** Start of Task material **
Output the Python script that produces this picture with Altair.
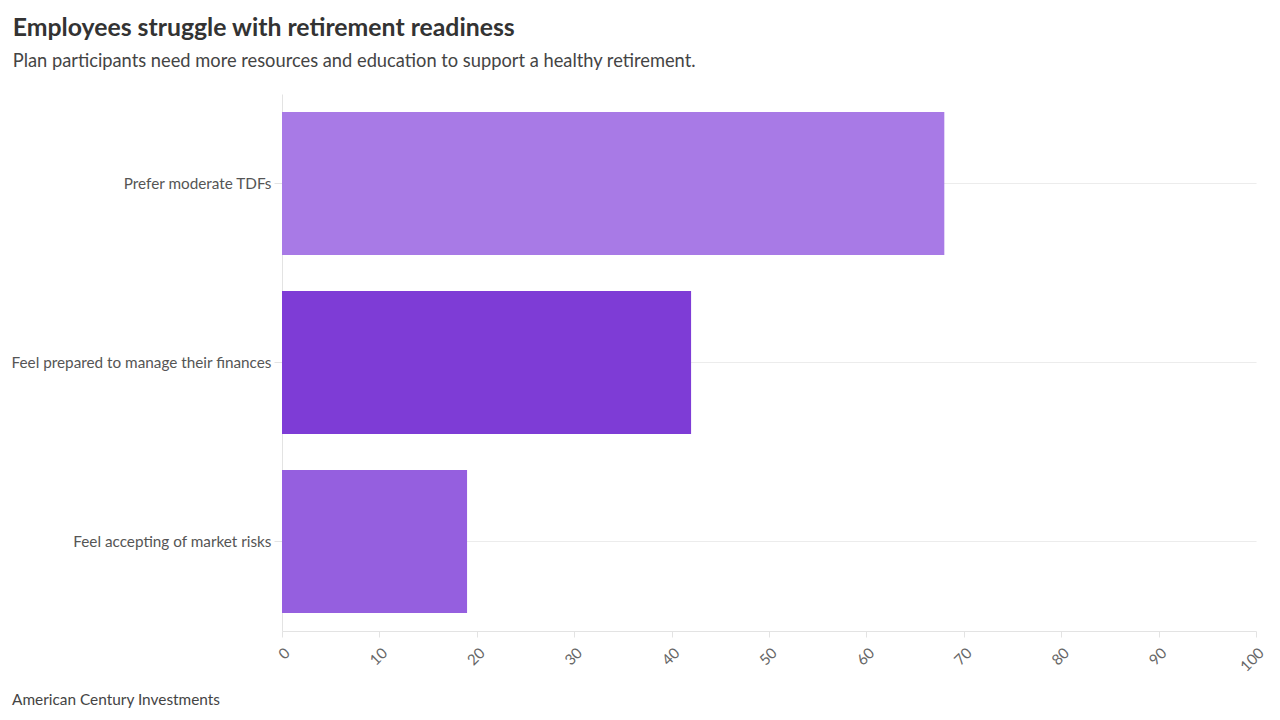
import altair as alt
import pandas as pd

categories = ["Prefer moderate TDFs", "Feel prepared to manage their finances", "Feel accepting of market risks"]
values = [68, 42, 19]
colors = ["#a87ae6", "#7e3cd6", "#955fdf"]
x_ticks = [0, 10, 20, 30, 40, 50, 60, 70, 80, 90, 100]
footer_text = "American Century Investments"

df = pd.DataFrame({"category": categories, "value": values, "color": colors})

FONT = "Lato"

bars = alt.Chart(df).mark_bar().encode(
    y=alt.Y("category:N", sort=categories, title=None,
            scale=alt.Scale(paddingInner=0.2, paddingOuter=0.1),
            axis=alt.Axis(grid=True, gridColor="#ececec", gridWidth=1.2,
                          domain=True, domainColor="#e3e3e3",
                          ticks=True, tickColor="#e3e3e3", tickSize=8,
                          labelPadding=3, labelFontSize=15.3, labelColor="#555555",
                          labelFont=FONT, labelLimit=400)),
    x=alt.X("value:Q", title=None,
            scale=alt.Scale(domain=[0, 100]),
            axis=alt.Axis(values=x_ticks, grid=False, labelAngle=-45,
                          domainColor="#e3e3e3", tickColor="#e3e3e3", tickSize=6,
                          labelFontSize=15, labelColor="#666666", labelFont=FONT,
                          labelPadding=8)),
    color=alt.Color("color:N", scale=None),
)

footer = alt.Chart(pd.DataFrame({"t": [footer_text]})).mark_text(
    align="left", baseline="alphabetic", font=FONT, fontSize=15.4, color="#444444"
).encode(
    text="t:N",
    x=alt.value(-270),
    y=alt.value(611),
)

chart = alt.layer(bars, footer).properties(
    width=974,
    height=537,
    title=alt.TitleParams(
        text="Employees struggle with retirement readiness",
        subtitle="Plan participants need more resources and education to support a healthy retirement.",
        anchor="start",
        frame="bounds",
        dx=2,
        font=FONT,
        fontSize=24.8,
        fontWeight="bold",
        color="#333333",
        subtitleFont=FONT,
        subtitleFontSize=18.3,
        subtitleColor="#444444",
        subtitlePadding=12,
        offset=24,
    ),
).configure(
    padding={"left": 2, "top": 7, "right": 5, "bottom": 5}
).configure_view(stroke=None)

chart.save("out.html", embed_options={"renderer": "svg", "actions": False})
** End of Task material **
** Start of Task material **
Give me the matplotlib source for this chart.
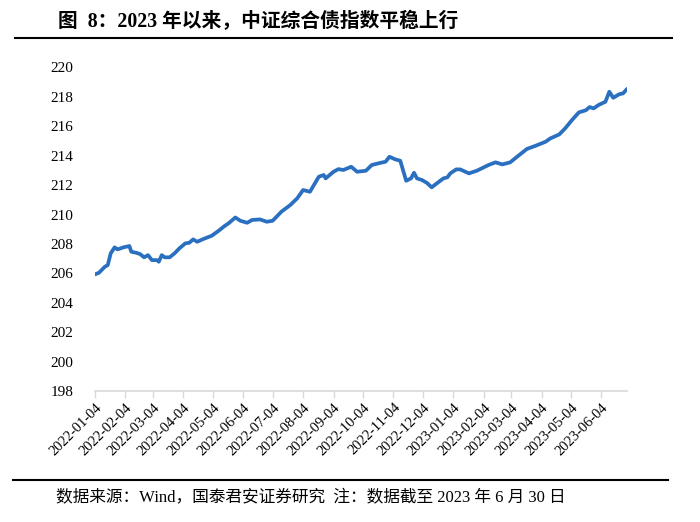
** End of Task material **
▸ **Aim**
Identify each line holding the string "with", and copy it out.

▸ **Full solution**
Output the Python script that produces this picture with Altair.
        text="Employees struggle with retirement readiness",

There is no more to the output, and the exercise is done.